*Stated goal:*
Give the number of lines in the data that contain "this", and nothing more.

[start Dataset records]

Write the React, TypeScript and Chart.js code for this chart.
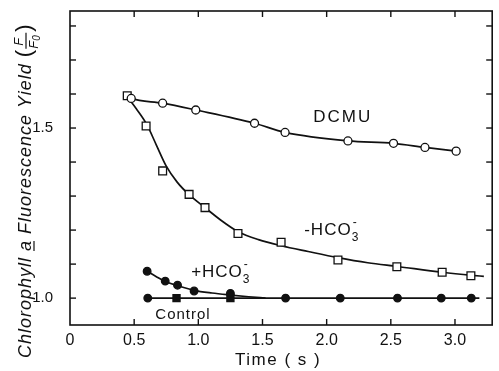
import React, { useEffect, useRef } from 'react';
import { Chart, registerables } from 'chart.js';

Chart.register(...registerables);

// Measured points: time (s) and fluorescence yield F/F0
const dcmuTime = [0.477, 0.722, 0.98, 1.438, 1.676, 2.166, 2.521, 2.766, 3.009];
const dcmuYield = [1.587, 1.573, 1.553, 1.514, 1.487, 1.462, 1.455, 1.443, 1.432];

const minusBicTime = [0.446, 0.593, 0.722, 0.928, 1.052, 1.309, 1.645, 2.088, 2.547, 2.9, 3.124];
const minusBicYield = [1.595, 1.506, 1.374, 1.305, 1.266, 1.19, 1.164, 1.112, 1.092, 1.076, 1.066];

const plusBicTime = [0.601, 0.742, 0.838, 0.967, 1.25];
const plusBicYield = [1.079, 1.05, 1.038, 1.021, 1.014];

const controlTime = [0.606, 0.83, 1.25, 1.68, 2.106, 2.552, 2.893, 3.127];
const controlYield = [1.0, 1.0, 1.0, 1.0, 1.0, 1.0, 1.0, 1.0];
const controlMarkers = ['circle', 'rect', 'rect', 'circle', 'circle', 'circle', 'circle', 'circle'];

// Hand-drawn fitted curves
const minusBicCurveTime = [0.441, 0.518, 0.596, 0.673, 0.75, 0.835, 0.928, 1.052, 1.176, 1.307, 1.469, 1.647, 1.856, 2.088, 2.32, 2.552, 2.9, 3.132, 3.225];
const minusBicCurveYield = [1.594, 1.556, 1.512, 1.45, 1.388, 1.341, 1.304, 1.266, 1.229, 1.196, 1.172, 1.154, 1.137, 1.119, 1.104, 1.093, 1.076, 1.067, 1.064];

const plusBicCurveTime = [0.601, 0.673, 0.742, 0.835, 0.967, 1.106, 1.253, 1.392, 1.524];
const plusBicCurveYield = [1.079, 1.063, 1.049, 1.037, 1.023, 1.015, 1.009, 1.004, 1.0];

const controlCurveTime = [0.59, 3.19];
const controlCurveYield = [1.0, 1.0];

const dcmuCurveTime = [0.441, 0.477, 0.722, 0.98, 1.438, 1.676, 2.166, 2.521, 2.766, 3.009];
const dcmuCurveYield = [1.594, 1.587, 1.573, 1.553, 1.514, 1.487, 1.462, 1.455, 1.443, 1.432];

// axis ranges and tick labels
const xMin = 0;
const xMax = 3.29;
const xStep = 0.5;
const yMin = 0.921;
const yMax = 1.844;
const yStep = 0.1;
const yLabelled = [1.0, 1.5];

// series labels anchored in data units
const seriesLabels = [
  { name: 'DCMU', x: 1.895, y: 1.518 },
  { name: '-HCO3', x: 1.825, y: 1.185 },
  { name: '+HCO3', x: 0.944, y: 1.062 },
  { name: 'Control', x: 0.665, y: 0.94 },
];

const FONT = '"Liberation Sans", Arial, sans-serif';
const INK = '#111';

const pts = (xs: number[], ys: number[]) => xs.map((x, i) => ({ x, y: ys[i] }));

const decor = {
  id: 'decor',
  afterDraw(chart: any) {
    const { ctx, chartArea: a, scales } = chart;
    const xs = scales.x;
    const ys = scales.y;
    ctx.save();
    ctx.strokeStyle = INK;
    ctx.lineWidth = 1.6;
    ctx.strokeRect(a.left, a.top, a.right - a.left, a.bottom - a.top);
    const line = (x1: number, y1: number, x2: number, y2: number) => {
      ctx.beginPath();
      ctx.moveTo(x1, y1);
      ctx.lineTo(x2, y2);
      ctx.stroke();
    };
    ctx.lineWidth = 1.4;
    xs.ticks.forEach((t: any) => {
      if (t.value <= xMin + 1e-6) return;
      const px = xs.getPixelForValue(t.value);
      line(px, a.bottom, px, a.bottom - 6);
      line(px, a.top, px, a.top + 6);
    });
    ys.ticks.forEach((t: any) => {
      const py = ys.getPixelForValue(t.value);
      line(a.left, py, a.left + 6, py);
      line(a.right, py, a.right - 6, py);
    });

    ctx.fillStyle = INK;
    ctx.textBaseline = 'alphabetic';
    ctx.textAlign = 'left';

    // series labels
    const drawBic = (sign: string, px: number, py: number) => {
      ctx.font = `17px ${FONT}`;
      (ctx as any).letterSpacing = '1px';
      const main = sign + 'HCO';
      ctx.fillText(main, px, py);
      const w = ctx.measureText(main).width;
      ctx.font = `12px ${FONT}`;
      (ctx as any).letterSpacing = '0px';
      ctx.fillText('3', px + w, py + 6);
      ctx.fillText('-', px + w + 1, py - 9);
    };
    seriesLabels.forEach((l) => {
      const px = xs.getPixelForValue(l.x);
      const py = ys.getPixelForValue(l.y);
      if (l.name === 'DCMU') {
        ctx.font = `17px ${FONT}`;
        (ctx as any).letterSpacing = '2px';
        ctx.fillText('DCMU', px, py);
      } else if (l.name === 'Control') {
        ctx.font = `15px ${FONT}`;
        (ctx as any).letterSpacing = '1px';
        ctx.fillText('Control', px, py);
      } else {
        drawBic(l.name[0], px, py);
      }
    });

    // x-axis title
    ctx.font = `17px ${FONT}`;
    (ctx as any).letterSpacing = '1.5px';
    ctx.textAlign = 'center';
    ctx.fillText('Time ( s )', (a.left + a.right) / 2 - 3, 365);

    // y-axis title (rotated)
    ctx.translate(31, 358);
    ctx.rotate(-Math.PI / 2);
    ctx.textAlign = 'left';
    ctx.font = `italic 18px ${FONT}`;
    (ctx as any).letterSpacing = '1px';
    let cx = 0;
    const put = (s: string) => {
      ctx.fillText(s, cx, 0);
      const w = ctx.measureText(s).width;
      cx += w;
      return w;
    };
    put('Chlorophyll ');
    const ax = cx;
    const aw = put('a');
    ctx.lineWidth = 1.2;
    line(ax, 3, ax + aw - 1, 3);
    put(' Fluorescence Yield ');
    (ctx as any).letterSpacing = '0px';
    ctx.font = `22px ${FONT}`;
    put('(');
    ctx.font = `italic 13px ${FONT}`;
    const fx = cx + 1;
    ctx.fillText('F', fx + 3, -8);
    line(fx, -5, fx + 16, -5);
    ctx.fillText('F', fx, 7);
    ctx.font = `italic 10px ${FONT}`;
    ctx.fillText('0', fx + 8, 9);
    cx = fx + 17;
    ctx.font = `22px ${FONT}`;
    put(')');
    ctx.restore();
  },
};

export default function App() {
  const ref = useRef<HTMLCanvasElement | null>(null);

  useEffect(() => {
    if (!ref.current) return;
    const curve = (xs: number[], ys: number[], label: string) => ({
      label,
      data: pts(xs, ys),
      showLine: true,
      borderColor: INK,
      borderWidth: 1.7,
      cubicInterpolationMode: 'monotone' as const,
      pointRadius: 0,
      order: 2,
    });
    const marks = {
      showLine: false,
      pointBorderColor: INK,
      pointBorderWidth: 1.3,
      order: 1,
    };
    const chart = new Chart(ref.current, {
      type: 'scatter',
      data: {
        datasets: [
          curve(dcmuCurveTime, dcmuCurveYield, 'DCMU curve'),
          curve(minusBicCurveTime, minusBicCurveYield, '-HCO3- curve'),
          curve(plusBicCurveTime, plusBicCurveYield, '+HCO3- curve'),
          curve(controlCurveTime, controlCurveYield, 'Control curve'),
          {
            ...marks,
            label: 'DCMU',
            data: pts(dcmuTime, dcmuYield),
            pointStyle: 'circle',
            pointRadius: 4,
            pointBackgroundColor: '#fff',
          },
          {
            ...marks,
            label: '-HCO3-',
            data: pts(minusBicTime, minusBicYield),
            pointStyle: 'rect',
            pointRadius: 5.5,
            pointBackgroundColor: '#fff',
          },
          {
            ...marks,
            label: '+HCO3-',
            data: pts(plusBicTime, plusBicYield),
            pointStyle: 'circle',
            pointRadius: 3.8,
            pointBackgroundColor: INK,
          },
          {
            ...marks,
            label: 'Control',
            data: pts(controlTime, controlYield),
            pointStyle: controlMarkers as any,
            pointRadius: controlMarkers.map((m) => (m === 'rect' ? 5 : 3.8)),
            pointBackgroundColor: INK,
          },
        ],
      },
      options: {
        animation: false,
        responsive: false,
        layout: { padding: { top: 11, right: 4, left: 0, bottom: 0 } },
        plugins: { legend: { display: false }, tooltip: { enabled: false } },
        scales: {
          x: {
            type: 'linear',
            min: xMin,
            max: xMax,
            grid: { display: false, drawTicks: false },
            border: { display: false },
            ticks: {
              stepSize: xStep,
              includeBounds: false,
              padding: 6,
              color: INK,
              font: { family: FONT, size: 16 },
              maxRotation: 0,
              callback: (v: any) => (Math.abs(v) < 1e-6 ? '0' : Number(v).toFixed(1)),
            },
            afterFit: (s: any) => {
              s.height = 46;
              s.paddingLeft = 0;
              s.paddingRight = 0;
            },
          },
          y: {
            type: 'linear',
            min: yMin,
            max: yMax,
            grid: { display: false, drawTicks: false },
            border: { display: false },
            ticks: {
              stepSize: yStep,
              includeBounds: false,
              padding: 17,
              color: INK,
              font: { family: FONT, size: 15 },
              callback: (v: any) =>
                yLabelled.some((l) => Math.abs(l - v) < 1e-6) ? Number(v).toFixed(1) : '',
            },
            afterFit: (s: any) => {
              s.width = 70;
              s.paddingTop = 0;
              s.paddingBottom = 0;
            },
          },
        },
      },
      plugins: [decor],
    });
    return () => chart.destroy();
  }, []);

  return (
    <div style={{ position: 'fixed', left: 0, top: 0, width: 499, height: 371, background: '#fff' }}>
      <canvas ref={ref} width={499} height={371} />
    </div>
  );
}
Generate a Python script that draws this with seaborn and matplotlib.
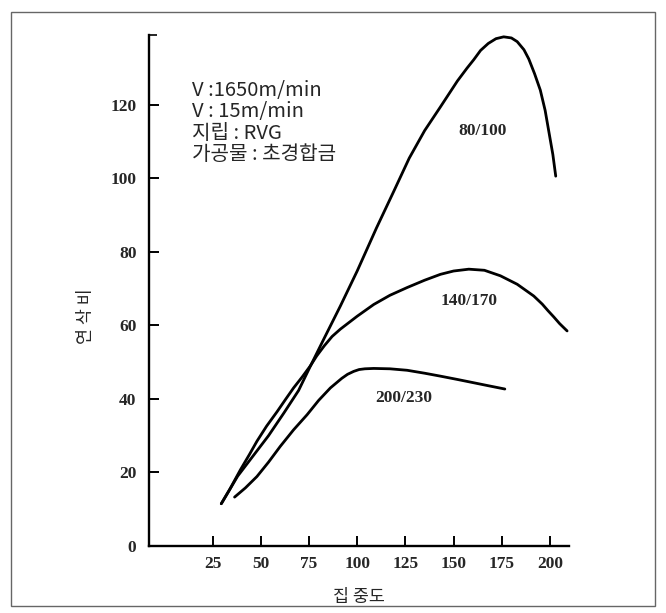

[end Dataset records]

*Result of the task:*
2